**EXERCISE**. Return each line containing "this".

━━━━━ THE INPUT

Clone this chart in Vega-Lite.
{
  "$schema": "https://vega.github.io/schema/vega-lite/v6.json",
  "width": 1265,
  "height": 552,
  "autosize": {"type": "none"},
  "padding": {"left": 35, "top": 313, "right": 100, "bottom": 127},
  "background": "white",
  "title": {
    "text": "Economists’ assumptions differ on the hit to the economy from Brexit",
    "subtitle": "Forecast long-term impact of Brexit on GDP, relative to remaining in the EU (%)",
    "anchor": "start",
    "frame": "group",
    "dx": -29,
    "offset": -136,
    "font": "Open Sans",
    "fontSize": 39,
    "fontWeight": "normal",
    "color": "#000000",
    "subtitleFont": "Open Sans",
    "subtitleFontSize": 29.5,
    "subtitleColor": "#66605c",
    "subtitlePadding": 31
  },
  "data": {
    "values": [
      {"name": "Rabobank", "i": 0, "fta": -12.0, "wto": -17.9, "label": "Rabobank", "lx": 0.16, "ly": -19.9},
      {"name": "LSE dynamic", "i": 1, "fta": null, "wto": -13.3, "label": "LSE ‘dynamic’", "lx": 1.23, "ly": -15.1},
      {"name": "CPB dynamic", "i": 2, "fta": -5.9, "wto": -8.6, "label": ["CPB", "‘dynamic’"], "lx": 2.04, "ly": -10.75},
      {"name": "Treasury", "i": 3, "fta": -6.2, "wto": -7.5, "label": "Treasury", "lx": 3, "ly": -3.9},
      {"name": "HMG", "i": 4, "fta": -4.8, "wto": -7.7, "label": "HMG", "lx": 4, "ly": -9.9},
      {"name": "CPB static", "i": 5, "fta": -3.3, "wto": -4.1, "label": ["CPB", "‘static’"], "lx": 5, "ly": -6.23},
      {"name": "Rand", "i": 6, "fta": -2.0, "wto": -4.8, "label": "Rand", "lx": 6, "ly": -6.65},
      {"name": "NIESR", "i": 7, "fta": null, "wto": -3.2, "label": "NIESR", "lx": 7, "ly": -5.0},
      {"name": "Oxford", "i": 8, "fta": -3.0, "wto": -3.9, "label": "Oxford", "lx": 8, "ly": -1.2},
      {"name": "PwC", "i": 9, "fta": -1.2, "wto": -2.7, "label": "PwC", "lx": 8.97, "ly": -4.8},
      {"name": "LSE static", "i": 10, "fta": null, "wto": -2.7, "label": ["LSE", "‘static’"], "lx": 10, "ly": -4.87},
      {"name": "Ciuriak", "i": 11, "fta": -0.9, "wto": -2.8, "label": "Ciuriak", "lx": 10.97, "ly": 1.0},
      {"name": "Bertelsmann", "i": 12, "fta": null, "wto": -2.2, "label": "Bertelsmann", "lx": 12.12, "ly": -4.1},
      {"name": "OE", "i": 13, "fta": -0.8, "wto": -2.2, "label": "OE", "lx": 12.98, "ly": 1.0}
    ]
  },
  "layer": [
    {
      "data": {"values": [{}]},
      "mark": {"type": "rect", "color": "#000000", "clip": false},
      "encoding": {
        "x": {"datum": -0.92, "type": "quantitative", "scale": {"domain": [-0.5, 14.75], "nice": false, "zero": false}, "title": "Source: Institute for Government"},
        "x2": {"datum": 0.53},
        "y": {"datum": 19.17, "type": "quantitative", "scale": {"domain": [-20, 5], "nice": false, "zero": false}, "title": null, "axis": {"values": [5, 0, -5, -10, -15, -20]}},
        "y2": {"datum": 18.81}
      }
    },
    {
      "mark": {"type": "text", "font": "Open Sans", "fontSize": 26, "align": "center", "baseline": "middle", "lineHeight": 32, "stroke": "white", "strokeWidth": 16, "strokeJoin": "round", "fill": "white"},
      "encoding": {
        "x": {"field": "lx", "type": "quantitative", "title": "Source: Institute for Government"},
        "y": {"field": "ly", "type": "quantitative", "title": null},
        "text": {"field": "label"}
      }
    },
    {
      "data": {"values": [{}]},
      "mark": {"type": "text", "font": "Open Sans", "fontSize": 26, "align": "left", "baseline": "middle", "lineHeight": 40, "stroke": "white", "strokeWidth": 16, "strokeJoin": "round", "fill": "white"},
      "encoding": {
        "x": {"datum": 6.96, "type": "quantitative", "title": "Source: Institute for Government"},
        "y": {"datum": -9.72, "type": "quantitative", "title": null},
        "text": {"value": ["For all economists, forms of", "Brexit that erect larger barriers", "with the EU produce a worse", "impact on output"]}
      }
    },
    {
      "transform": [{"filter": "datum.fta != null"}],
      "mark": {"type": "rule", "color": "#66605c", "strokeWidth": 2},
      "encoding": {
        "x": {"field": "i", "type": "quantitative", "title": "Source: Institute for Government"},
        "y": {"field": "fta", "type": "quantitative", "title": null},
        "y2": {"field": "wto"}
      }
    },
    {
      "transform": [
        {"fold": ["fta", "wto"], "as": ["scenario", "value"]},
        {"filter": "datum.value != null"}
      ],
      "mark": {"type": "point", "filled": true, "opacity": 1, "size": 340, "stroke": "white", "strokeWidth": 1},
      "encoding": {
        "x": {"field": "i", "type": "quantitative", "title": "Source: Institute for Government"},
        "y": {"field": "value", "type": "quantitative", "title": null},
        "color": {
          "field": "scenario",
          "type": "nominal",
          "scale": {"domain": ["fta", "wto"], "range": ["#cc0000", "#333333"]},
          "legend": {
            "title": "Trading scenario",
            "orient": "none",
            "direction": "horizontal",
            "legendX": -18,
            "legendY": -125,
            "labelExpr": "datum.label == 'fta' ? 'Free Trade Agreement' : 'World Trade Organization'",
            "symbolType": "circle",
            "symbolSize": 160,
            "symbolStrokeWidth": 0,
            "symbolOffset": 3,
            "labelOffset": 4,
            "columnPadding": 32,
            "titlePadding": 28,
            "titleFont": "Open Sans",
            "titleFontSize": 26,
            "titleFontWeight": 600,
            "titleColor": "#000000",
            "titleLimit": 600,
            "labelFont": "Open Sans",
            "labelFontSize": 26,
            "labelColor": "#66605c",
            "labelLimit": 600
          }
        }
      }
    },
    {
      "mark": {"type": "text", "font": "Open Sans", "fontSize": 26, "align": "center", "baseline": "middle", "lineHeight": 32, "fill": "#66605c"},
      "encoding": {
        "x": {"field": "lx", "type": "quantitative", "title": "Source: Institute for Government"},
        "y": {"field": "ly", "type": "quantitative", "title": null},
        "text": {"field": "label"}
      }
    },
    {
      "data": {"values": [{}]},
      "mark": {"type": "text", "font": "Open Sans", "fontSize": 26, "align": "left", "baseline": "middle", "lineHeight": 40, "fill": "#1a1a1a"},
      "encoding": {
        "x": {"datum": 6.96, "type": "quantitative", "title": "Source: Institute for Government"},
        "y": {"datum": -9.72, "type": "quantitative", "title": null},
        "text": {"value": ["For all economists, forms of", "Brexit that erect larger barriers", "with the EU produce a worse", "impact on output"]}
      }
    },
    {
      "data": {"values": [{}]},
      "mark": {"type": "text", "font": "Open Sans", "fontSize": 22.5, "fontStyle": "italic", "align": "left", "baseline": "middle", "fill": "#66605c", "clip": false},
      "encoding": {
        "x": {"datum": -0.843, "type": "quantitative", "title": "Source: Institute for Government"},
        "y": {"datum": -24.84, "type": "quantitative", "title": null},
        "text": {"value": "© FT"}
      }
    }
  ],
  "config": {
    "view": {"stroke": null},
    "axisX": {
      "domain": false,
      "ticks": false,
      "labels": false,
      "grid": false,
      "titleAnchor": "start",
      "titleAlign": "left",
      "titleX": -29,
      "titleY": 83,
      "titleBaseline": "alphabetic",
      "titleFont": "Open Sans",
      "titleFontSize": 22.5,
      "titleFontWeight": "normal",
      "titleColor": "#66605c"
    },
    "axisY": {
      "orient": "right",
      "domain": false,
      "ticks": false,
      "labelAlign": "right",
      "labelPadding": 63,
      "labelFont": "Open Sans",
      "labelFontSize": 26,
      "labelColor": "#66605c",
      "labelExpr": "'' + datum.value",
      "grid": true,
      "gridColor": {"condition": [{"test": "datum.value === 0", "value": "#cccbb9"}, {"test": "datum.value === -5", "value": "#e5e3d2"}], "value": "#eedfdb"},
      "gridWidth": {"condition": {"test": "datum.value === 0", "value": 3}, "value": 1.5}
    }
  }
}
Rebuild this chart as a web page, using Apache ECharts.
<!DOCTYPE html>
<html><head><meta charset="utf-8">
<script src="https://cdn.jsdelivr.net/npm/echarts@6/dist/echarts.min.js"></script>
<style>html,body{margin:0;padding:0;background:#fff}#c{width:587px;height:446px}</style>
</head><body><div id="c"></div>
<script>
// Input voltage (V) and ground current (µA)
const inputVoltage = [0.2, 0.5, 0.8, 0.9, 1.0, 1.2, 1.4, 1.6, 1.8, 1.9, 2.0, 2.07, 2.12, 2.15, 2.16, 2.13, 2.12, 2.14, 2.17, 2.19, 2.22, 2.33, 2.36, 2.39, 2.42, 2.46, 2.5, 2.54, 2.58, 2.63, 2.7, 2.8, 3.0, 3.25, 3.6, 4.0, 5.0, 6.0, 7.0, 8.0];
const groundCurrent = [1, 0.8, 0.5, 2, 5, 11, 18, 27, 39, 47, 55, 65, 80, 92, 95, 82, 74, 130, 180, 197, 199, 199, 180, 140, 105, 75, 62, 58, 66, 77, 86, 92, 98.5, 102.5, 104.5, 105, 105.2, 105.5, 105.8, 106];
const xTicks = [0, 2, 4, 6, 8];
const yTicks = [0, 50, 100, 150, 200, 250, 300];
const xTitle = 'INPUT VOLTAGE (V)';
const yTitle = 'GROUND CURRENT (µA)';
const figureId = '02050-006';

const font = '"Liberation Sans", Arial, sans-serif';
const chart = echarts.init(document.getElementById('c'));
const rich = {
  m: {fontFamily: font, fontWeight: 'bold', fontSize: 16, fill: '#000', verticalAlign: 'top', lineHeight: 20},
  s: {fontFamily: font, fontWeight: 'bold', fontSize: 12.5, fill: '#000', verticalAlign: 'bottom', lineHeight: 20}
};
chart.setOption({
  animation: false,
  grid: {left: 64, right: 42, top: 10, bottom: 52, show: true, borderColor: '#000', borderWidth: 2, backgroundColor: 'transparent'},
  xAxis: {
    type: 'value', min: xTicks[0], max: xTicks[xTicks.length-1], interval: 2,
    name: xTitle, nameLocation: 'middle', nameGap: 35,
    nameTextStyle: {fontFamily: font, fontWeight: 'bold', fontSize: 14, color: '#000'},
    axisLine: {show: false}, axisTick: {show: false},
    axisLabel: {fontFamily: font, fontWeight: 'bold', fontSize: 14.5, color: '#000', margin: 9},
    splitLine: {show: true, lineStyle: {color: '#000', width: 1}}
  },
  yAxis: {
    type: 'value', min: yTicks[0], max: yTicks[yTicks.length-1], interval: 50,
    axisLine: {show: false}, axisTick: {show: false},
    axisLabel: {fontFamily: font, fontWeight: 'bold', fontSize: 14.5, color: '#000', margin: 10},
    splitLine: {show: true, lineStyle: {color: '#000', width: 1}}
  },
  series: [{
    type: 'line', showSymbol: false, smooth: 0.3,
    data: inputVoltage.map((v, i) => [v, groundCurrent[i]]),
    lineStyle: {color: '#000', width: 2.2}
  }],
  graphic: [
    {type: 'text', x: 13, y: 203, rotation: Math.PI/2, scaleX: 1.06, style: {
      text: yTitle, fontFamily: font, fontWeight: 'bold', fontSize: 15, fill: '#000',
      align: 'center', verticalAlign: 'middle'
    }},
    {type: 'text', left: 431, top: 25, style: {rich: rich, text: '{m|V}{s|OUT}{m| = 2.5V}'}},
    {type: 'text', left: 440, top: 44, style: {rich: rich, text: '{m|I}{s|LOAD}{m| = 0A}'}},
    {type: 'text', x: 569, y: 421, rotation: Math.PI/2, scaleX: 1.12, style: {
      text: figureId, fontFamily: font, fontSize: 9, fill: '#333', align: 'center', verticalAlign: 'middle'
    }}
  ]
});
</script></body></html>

━━━━━━━━━━

**COMPLETE OUTPUT**.
Clone this chart in Vega-Lite.
Rebuild this chart as a web page, using Apache ECharts.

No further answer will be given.